I think wants (reference signals) lurk in the background of our being;
subjectively we are unaware of the contribution of our own wants to
our own behavior; we make the world be as we want -- or we experience
things as "wrong". I don't think that imagination really helps out
that much. Imagination (theoretically) is a replay of reference
signals into the path of the perceptual signals controlled by the
reference. But when we do this I don't think we are aware of our
imaginings as variations in wanted (actually, possibly wanted) states of
perceptual signals. We are just "behaving" in imagination --
controlling imaginations in the same way as we control perceptions in
normal control mode.
I'm not sure that we can become aware of wants; I think the best
we can hope for is to become aware of the perceptual variable being
controlled -- make that variable an object of experience, and then notice
that certain states of that variable seem "wrong"; the state that seems
right at the moment is the reference state.
The idea that wants cannot become objects of awareness explains (to me)

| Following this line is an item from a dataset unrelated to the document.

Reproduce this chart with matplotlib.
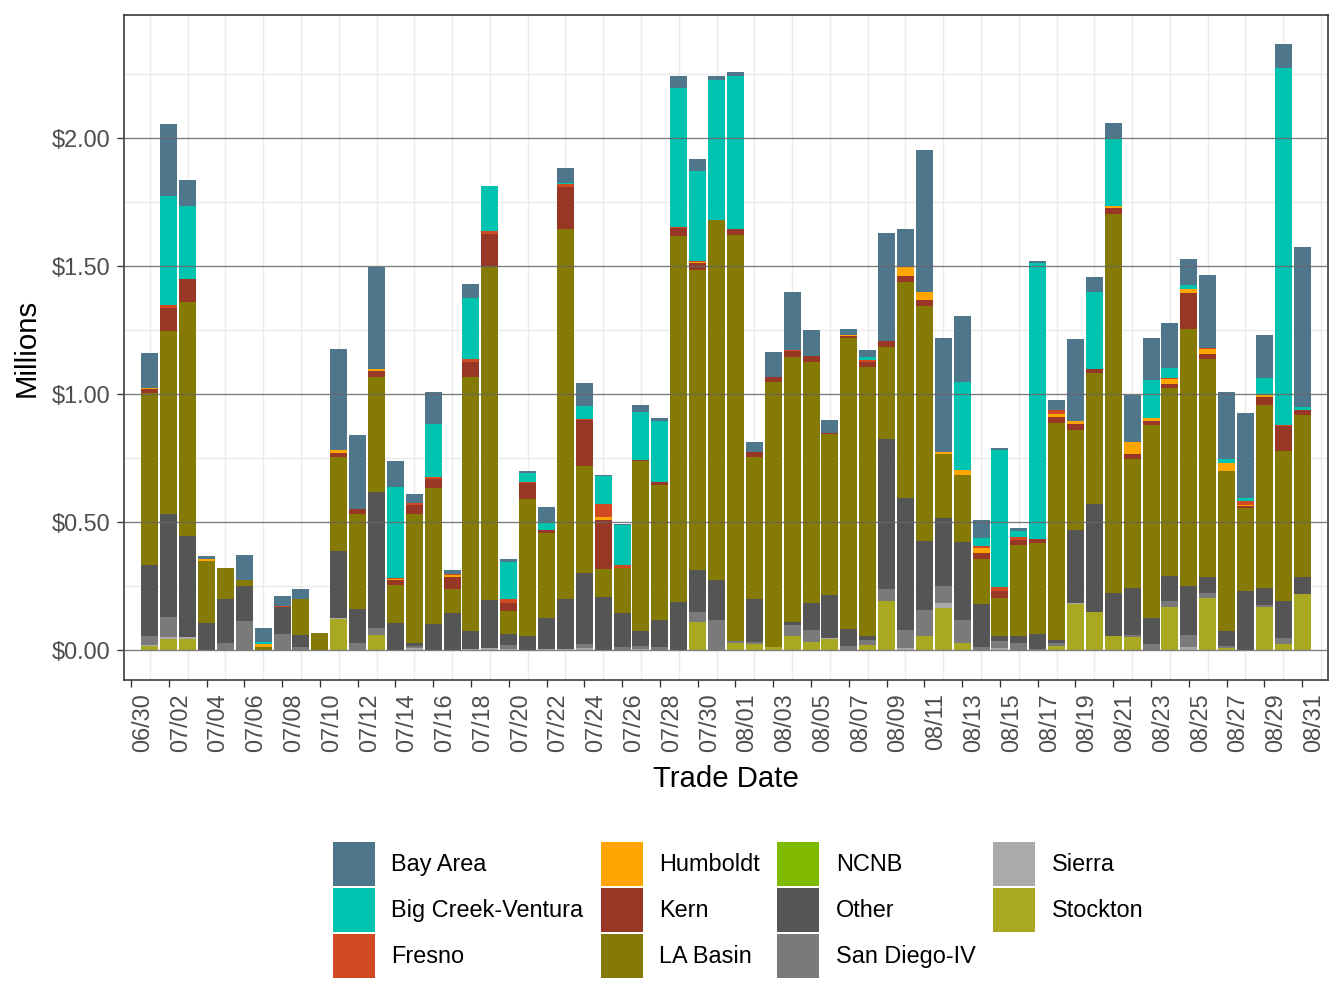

why it is so difficult for people to understand that perception itself is
not intrinsically good or bad; why people are appalled when it becomes
clear than another person does not experience the same perception as
"obviously" bad or good. The reference signals that give value to an
otherwise flat perceptual panorama sit silently in the background of
our consciousness - experienced only in terms of other perceptions,
the emotions. Even error signals are not objects of awareness themselves;
again, I think we know them only in terms of other perceptions -- emotions.
It is the silence of our reference signals -- which we really know about
only because of control theory -- that makes it so difficult for us to
tell that we are the one's who determine what is right and what is
wrong -- only we ourselves, in the form of their own invisible,
silent -- and unrelenting -- reference signals.